■ Exercise goal: Only the pictures are omitted; repeat all other data exactly.

■ Material provided:
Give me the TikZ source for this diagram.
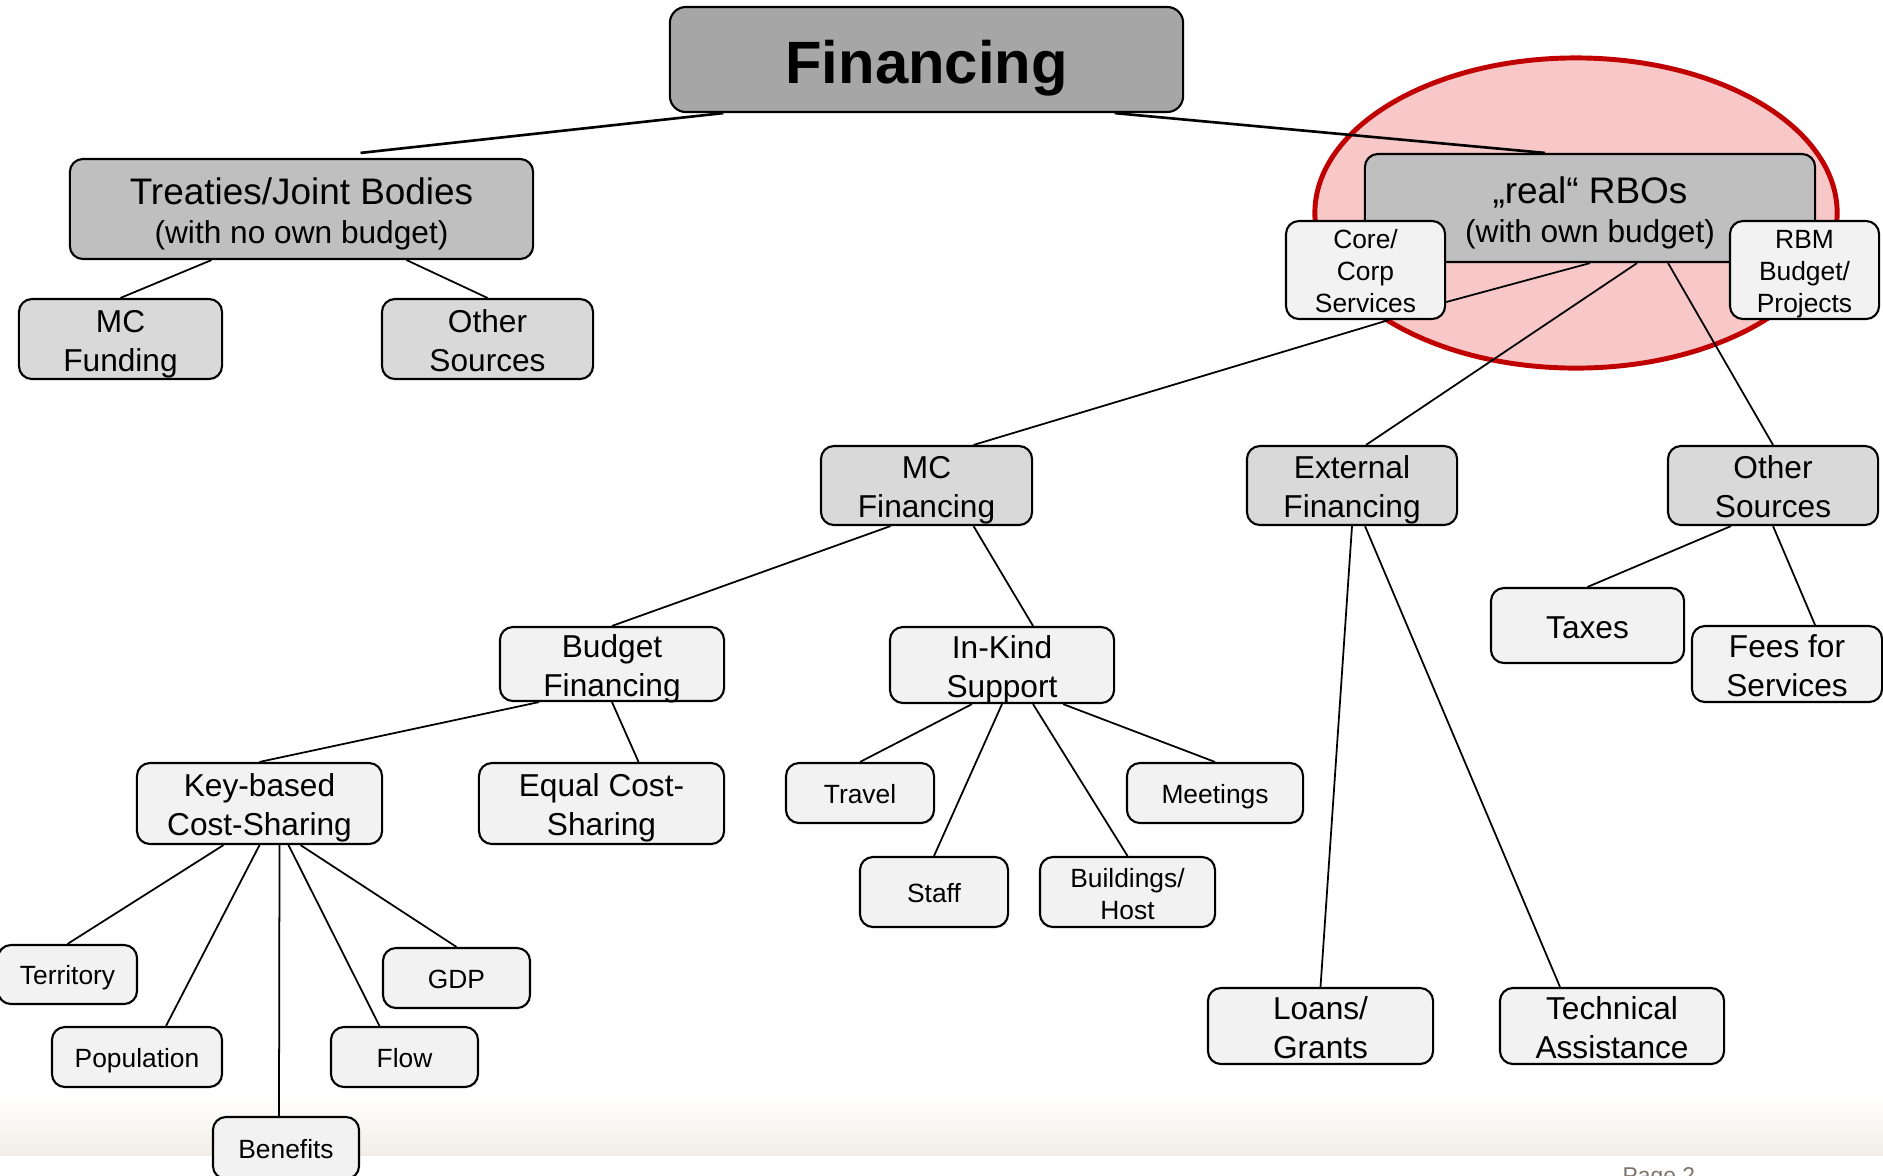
\documentclass[tikz,border=0pt]{standalone}
\usepackage{fontspec}
\setmainfont{Liberation Sans}
\usetikzlibrary{shapes, positioning}

\definecolor{finGray}{RGB}{166,166,166}
\definecolor{headGray}{RGB}{191,191,191}
\definecolor{midGray}{RGB}{217,217,217}
\definecolor{leafGray}{RGB}{242,242,242}
\definecolor{rboPink}{RGB}{248,199,199}
\definecolor{rboRed}{RGB}{192,0,0}
\definecolor{bandTan}{RGB}{242,238,231}
\definecolor{pageGray}{RGB}{125,115,105}

% keeps the text in a box as high as a full line of the font
\newcommand{\boxstrut}{\rule[-0.2em]{0pt}{1.2em}}

\begin{document}
\begin{tikzpicture}[
	x=0.01cm, y=-0.01cm,
	MyBox/.style={rectangle, rounded corners=0.13cm, draw, line width=0.6pt,
		inner sep=0pt, align=center,
		execute at begin node=\boxstrut, execute at end node=\boxstrut},
	TopBox/.style={MyBox, fill=finGray, rounded corners=0.16cm,
		font=\fontsize{17}{20}\selectfont\bfseries},
	HeadBox/.style={MyBox, fill=headGray, text height=21.8pt,
		font=\fontsize{10.5}{11}\selectfont},
	TwoRow/.style={text height=18.9pt, text depth=0.5pt},
	MidBox/.style={MyBox, TwoRow, fill=midGray, font=\fontsize{9}{11.1}\selectfont},
	SubBox/.style={MyBox, fill=leafGray, font=\fontsize{9}{11.1}\selectfont},
	LeafBox/.style={MyBox, fill=leafGray, font=\fontsize{7.5}{9.1}\selectfont},
	BoxSize/.style 2 args={minimum width=#1cm, minimum height=#2cm},
	Link/.style={line width=0.5pt},
	TopLink/.style={line width=0.75pt}
	]

\useasboundingbox (0,0) rectangle (1883,1175);

% page background and the RBO highlight
\shade [top color=white, bottom color=bandTan] (0,1095) rectangle (1883,1155);
\draw [rboRed, fill=rboPink, line width=1.4pt] (1576,213) ellipse [x radius=2.61cm, y radius=1.55cm];

\node [TopBox, BoxSize={5.13}{1.05}] (fin) at (926.5,59.5) {Financing};

\node [HeadBox, BoxSize={4.63}{1.00}] (treaty) at (301.5,209) {Treaties/Joint Bodies\\{\fontsize{9}{11}\selectfont (with no own budget)}};
\node [MidBox, BoxSize={2.03}{0.80}] (mcfund) at (120.5,339) {MC\\Funding};
\node [MidBox, BoxSize={2.11}{0.80}] (othleft) at (487.5,339) {Other\\Sources};

\node [HeadBox, BoxSize={4.50}{1.08}] (rbo) at (1590,208) {„real“ RBOs\\{\fontsize{9}{11}\selectfont (with own budget)}};
\node [LeafBox, BoxSize={1.59}{0.98}, text height=25.6pt] (core) at (1365.5,270) {Core/\\Corp\\Services};
\node [LeafBox, BoxSize={1.49}{0.98}, text height=25.6pt] (rbm) at (1804.5,270) {RBM\\Budget/\\Projects};

\node [MidBox, BoxSize={2.11}{0.79}] (mcfin) at (926.5,485.5) {MC\\Financing};
\node [MidBox, BoxSize={2.10}{0.79}] (extfin) at (1352,485.5) {External\\Financing};
\node [MidBox, BoxSize={2.10}{0.79}] (othright) at (1773,485.5) {Other\\Sources};

\node [SubBox, BoxSize={1.93}{0.75}] (taxes) at (1587.5,625.5) {Taxes};
\node [SubBox, TwoRow, BoxSize={1.90}{0.76}] (fees) at (1787,664) {Fees for\\Services};
\node [SubBox, TwoRow, BoxSize={2.24}{0.74}] (budget) at (612,664) {Budget\\Financing};
\node [SubBox, TwoRow, BoxSize={2.24}{0.76}] (inkind) at (1002,665) {In-Kind\\Support};
\node [SubBox, TwoRow, BoxSize={2.45}{0.81}] (keybased) at (259.5,803.5) {Key-based\\Cost-Sharing};
\node [SubBox, TwoRow, BoxSize={2.45}{0.81}] (equal) at (601.5,803.5) {Equal Cost-\\Sharing};

\node [LeafBox, BoxSize={1.48}{0.60}] (travel) at (860,793) {Travel};
\node [LeafBox, BoxSize={1.76}{0.60}] (meetings) at (1215,793) {Meetings};
\node [LeafBox, BoxSize={1.48}{0.70}] (staff) at (934,892) {Staff};
\node [LeafBox, BoxSize={1.75}{0.70}, text height=17.4pt] (buildings) at (1127.5,892) {Buildings/\\Host};

\node [LeafBox, BoxSize={1.39}{0.59}] (territory) at (67.5,974.5) {Territory};
\node [LeafBox, BoxSize={1.47}{0.60}] (gdp) at (456.5,978) {GDP};
\node [LeafBox, BoxSize={1.70}{0.60}] (population) at (137,1057) {Population};
\node [LeafBox, BoxSize={1.47}{0.60}] (flow) at (404.5,1057) {Flow};
\node [LeafBox, BoxSize={1.46}{0.62}] (benefits) at (286,1148) {Benefits};

\node [SubBox, TwoRow, BoxSize={2.25}{0.76}] (loans) at (1320.5,1026) {Loans/\\Grants};
\node [SubBox, TwoRow, BoxSize={2.24}{0.76}] (technical) at (1612,1026) {Technical\\Assistance};

\node [anchor=north west, text=pageGray, inner sep=0pt,
	font=\fontsize{6.5}{8}\selectfont] (page) at (1622,1167) {Page 2};

% connectors
\draw [TopLink] ([xshift=-2.03cm]fin.south) -- ([xshift=0.59cm,yshift=0.05cm]treaty.north);
\draw [TopLink] ([xshift=1.88cm]fin.south) -- ([xshift=-0.45cm]rbo.north);
\draw [Link] ([xshift=-0.90cm]treaty.south) -- (mcfund.north);
\draw [Link] ([xshift=1.05cm]treaty.south) -- (othleft.north);

\draw [Link] (rbo.south) -- ([yshift=-0.32cm]core.east);
\draw [Link] ([xshift=0.23cm]core.south) -- ([xshift=0.47cm]mcfin.north);
\draw [Link] ([xshift=0.47cm]rbo.south) -- ([xshift=0.14cm]extfin.north);
\draw [Link] ([xshift=0.78cm]rbo.south) -- (othright.north);

\draw [Link] ([xshift=-0.42cm]othright.south) -- (taxes.north);
\draw [Link] (othright.south) -- ([xshift=0.28cm]fees.north);
\draw [Link] (extfin.south) -- (loans.north);
\draw [Link] ([xshift=0.13cm]extfin.south) -- ([xshift=-0.52cm]technical.north);

\draw [Link] ([xshift=-0.36cm]mcfin.south) -- (budget.north);
\draw [Link] ([xshift=0.47cm]mcfin.south) -- ([xshift=0.31cm]inkind.north);
\draw [Link] ([xshift=-0.73cm]budget.south) -- (keybased.north);
\draw [Link] (budget.south) -- ([xshift=0.37cm]equal.north);

\draw [Link] ([xshift=-0.30cm]inkind.south) -- (travel.north);
\draw [Link] (inkind.south) -- (staff.north);
\draw [Link] ([xshift=0.31cm]inkind.south) -- (buildings.north);
\draw [Link] ([xshift=0.61cm]inkind.south) -- (meetings.north);

\draw [Link] ([xshift=-0.36cm]keybased.south) -- (territory.north);
\draw [Link] (keybased.south) -- ([xshift=0.29cm]population.north);
\draw [Link] ([xshift=0.20cm]keybased.south) -- ([xshift=-0.07cm]benefits.north);
\draw [Link] ([xshift=0.29cm]keybased.south) -- ([xshift=-0.25cm]flow.north);
\draw [Link] ([xshift=0.41cm]keybased.south) -- (gdp.north);

\end{tikzpicture}
\end{document}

■ The completed task:
Give me the TikZ source for this diagram.
\documentclass[tikz,border=0pt]{standalone}
\usepackage{fontspec}
\setmainfont{Liberation Sans}
\usetikzlibrary{shapes, positioning}

\definecolor{finGray}{RGB}{166,166,166}
\definecolor{headGray}{RGB}{191,191,191}
\definecolor{midGray}{RGB}{217,217,217}
\definecolor{leafGray}{RGB}{242,242,242}
\definecolor{rboPink}{RGB}{248,199,199}
\definecolor{rboRed}{RGB}{192,0,0}
\definecolor{bandTan}{RGB}{242,238,231}
\definecolor{pageGray}{RGB}{125,115,105}

% keeps the text in a box as high as a full line of the font
\newcommand{\boxstrut}{\rule[-0.2em]{0pt}{1.2em}}

\begin{document}
\begin{tikzpicture}[
	x=0.01cm, y=-0.01cm,
	MyBox/.style={rectangle, rounded corners=0.13cm, draw, line width=0.6pt,
		inner sep=0pt, align=center,
		execute at begin node=\boxstrut, execute at end node=\boxstrut},
	TopBox/.style={MyBox, fill=finGray, rounded corners=0.16cm,
		font=\fontsize{17}{20}\selectfont\bfseries},
	HeadBox/.style={MyBox, fill=headGray, text height=21.8pt,
		font=\fontsize{10.5}{11}\selectfont},
	TwoRow/.style={text height=18.9pt, text depth=0.5pt},
	MidBox/.style={MyBox, TwoRow, fill=midGray, font=\fontsize{9}{11.1}\selectfont},
	SubBox/.style={MyBox, fill=leafGray, font=\fontsize{9}{11.1}\selectfont},
	LeafBox/.style={MyBox, fill=leafGray, font=\fontsize{7.5}{9.1}\selectfont},
	BoxSize/.style 2 args={minimum width=#1cm, minimum height=#2cm},
	Link/.style={line width=0.5pt},
	TopLink/.style={line width=0.75pt}
	]

\useasboundingbox (0,0) rectangle (1883,1175);

% page background and the RBO highlight
\shade [top color=white, bottom color=bandTan] (0,1095) rectangle (1883,1155);
\draw [rboRed, fill=rboPink, line width=1.4pt] (1576,213) ellipse [x radius=2.61cm, y radius=1.55cm];

\node [TopBox, BoxSize={5.13}{1.05}] (fin) at (926.5,59.5) {Financing};

\node [HeadBox, BoxSize={4.63}{1.00}] (treaty) at (301.5,209) {Treaties/Joint Bodies\\{\fontsize{9}{11}\selectfont (with no own budget)}};
\node [MidBox, BoxSize={2.03}{0.80}] (mcfund) at (120.5,339) {MC\\Funding};
\node [MidBox, BoxSize={2.11}{0.80}] (othleft) at (487.5,339) {Other\\Sources};

\node [HeadBox, BoxSize={4.50}{1.08}] (rbo) at (1590,208) {„real“ RBOs\\{\fontsize{9}{11}\selectfont (with own budget)}};
\node [LeafBox, BoxSize={1.59}{0.98}, text height=25.6pt] (core) at (1365.5,270) {Core/\\Corp\\Services};
\node [LeafBox, BoxSize={1.49}{0.98}, text height=25.6pt] (rbm) at (1804.5,270) {RBM\\Budget/\\Projects};

\node [MidBox, BoxSize={2.11}{0.79}] (mcfin) at (926.5,485.5) {MC\\Financing};
\node [MidBox, BoxSize={2.10}{0.79}] (extfin) at (1352,485.5) {External\\Financing};
\node [MidBox, BoxSize={2.10}{0.79}] (othright) at (1773,485.5) {Other\\Sources};

\node [SubBox, BoxSize={1.93}{0.75}] (taxes) at (1587.5,625.5) {Taxes};
\node [SubBox, TwoRow, BoxSize={1.90}{0.76}] (fees) at (1787,664) {Fees for\\Services};
\node [SubBox, TwoRow, BoxSize={2.24}{0.74}] (budget) at (612,664) {Budget\\Financing};
\node [SubBox, TwoRow, BoxSize={2.24}{0.76}] (inkind) at (1002,665) {In-Kind\\Support};
\node [SubBox, TwoRow, BoxSize={2.45}{0.81}] (keybased) at (259.5,803.5) {Key-based\\Cost-Sharing};
\node [SubBox, TwoRow, BoxSize={2.45}{0.81}] (equal) at (601.5,803.5) {Equal Cost-\\Sharing};

\node [LeafBox, BoxSize={1.48}{0.60}] (travel) at (860,793) {Travel};
\node [LeafBox, BoxSize={1.76}{0.60}] (meetings) at (1215,793) {Meetings};
\node [LeafBox, BoxSize={1.48}{0.70}] (staff) at (934,892) {Staff};
\node [LeafBox, BoxSize={1.75}{0.70}, text height=17.4pt] (buildings) at (1127.5,892) {Buildings/\\Host};

\node [LeafBox, BoxSize={1.39}{0.59}] (territory) at (67.5,974.5) {Territory};
\node [LeafBox, BoxSize={1.47}{0.60}] (gdp) at (456.5,978) {GDP};
\node [LeafBox, BoxSize={1.70}{0.60}] (population) at (137,1057) {Population};
\node [LeafBox, BoxSize={1.47}{0.60}] (flow) at (404.5,1057) {Flow};
\node [LeafBox, BoxSize={1.46}{0.62}] (benefits) at (286,1148) {Benefits};

\node [SubBox, TwoRow, BoxSize={2.25}{0.76}] (loans) at (1320.5,1026) {Loans/\\Grants};
\node [SubBox, TwoRow, BoxSize={2.24}{0.76}] (technical) at (1612,1026) {Technical\\Assistance};

\node [anchor=north west, text=pageGray, inner sep=0pt,
	font=\fontsize{6.5}{8}\selectfont] (page) at (1622,1167) {Page 2};

% connectors
\draw [TopLink] ([xshift=-2.03cm]fin.south) -- ([xshift=0.59cm,yshift=0.05cm]treaty.north);
\draw [TopLink] ([xshift=1.88cm]fin.south) -- ([xshift=-0.45cm]rbo.north);
\draw [Link] ([xshift=-0.90cm]treaty.south) -- (mcfund.north);
\draw [Link] ([xshift=1.05cm]treaty.south) -- (othleft.north);

\draw [Link] (rbo.south) -- ([yshift=-0.32cm]core.east);
\draw [Link] ([xshift=0.23cm]core.south) -- ([xshift=0.47cm]mcfin.north);
\draw [Link] ([xshift=0.47cm]rbo.south) -- ([xshift=0.14cm]extfin.north);
\draw [Link] ([xshift=0.78cm]rbo.south) -- (othright.north);

\draw [Link] ([xshift=-0.42cm]othright.south) -- (taxes.north);
\draw [Link] (othright.south) -- ([xshift=0.28cm]fees.north);
\draw [Link] (extfin.south) -- (loans.north);
\draw [Link] ([xshift=0.13cm]extfin.south) -- ([xshift=-0.52cm]technical.north);

\draw [Link] ([xshift=-0.36cm]mcfin.south) -- (budget.north);
\draw [Link] ([xshift=0.47cm]mcfin.south) -- ([xshift=0.31cm]inkind.north);
\draw [Link] ([xshift=-0.73cm]budget.south) -- (keybased.north);
\draw [Link] (budget.south) -- ([xshift=0.37cm]equal.north);

\draw [Link] ([xshift=-0.30cm]inkind.south) -- (travel.north);
\draw [Link] (inkind.south) -- (staff.north);
\draw [Link] ([xshift=0.31cm]inkind.south) -- (buildings.north);
\draw [Link] ([xshift=0.61cm]inkind.south) -- (meetings.north);

\draw [Link] ([xshift=-0.36cm]keybased.south) -- (territory.north);
\draw [Link] (keybased.south) -- ([xshift=0.29cm]population.north);
\draw [Link] ([xshift=0.20cm]keybased.south) -- ([xshift=-0.07cm]benefits.north);
\draw [Link] ([xshift=0.29cm]keybased.south) -- ([xshift=-0.25cm]flow.north);
\draw [Link] ([xshift=0.41cm]keybased.south) -- (gdp.north);

\end{tikzpicture}
\end{document}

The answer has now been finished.